Data for this task:
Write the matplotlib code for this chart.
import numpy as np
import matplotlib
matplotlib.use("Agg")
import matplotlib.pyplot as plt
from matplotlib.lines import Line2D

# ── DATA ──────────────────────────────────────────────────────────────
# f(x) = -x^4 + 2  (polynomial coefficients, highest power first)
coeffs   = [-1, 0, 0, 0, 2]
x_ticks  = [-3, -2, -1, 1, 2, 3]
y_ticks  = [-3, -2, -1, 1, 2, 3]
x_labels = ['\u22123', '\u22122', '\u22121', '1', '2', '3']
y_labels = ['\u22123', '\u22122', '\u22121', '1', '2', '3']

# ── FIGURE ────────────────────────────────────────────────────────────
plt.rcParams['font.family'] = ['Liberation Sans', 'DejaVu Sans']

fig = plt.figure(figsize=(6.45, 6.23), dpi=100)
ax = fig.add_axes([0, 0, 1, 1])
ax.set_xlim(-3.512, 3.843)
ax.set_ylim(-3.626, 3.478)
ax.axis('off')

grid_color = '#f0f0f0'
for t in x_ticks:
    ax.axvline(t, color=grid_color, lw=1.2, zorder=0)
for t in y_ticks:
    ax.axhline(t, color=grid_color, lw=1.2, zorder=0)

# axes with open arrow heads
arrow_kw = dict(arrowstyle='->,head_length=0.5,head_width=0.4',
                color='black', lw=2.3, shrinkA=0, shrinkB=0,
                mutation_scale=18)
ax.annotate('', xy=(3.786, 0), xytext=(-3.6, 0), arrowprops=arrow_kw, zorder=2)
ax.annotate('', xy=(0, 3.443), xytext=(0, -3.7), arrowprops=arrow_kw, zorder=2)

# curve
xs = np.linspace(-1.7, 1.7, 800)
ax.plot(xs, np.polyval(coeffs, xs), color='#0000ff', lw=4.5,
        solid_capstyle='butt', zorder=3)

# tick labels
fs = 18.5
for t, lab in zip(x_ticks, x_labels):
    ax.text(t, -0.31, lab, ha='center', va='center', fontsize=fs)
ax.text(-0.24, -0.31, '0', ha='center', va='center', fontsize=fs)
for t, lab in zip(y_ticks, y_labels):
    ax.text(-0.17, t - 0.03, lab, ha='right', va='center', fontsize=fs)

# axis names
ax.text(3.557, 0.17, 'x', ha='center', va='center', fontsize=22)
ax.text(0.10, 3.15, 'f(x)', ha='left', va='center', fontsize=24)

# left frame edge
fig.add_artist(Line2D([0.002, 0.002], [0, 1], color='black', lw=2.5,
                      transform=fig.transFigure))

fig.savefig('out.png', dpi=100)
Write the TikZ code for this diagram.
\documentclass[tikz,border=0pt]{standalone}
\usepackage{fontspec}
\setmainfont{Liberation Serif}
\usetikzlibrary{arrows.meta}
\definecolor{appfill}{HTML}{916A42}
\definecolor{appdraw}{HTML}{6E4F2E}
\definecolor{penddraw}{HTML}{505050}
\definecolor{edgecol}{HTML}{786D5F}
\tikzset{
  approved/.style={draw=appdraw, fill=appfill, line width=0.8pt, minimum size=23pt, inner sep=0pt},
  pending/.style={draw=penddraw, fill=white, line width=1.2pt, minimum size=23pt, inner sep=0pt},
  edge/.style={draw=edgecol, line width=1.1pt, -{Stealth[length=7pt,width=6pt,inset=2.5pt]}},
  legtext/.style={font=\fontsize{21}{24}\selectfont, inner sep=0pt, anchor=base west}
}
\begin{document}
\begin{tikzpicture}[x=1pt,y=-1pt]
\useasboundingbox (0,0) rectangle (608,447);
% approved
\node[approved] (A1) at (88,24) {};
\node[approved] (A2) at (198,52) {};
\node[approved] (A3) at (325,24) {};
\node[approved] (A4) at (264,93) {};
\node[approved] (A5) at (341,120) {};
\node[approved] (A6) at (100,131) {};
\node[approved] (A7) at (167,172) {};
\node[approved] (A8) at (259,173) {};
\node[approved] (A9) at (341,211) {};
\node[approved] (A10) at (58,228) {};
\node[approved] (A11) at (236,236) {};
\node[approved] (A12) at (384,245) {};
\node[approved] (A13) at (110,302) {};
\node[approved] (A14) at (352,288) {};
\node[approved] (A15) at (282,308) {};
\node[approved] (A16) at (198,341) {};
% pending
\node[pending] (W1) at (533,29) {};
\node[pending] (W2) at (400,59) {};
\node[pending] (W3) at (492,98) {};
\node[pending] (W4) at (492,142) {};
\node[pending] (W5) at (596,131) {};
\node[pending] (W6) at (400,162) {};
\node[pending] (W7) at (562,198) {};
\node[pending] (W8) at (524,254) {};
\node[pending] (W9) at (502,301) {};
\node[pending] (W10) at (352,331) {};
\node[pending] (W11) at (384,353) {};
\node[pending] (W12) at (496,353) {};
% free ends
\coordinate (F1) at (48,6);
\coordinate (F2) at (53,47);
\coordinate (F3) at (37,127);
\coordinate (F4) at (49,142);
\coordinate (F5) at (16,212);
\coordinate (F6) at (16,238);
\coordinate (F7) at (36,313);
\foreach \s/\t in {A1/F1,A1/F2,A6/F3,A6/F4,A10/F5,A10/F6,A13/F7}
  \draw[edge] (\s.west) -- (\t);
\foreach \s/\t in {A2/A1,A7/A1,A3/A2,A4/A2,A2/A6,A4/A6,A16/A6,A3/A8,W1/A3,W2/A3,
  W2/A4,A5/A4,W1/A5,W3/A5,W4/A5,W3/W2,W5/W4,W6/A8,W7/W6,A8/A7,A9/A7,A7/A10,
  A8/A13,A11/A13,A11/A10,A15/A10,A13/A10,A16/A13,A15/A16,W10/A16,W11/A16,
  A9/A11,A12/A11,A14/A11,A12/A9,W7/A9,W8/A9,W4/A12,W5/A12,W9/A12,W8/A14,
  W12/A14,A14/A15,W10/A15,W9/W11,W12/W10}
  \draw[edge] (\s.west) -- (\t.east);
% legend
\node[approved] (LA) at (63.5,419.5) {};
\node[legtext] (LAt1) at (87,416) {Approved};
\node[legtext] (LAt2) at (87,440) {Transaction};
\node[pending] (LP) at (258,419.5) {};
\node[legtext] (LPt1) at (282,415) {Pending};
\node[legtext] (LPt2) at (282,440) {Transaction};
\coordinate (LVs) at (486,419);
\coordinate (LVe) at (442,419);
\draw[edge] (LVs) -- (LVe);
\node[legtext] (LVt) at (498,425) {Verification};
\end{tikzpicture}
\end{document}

Exercise: Repeat the records above line by line, from the first line through the line that contains "y_labels = ['\u22123', '\u22122', '\u22121', '1', '2', '3']".

Response to the task:
Write the matplotlib code for this chart.
import numpy as np
import matplotlib
matplotlib.use("Agg")
import matplotlib.pyplot as plt
from matplotlib.lines import Line2D

# ── DATA ──────────────────────────────────────────────────────────────
# f(x) = -x^4 + 2  (polynomial coefficients, highest power first)
coeffs   = [-1, 0, 0, 0, 2]
x_ticks  = [-3, -2, -1, 1, 2, 3]
y_ticks  = [-3, -2, -1, 1, 2, 3]
x_labels = ['\u22123', '\u22122', '\u22121', '1', '2', '3']
y_labels = ['\u22123', '\u22122', '\u22121', '1', '2', '3']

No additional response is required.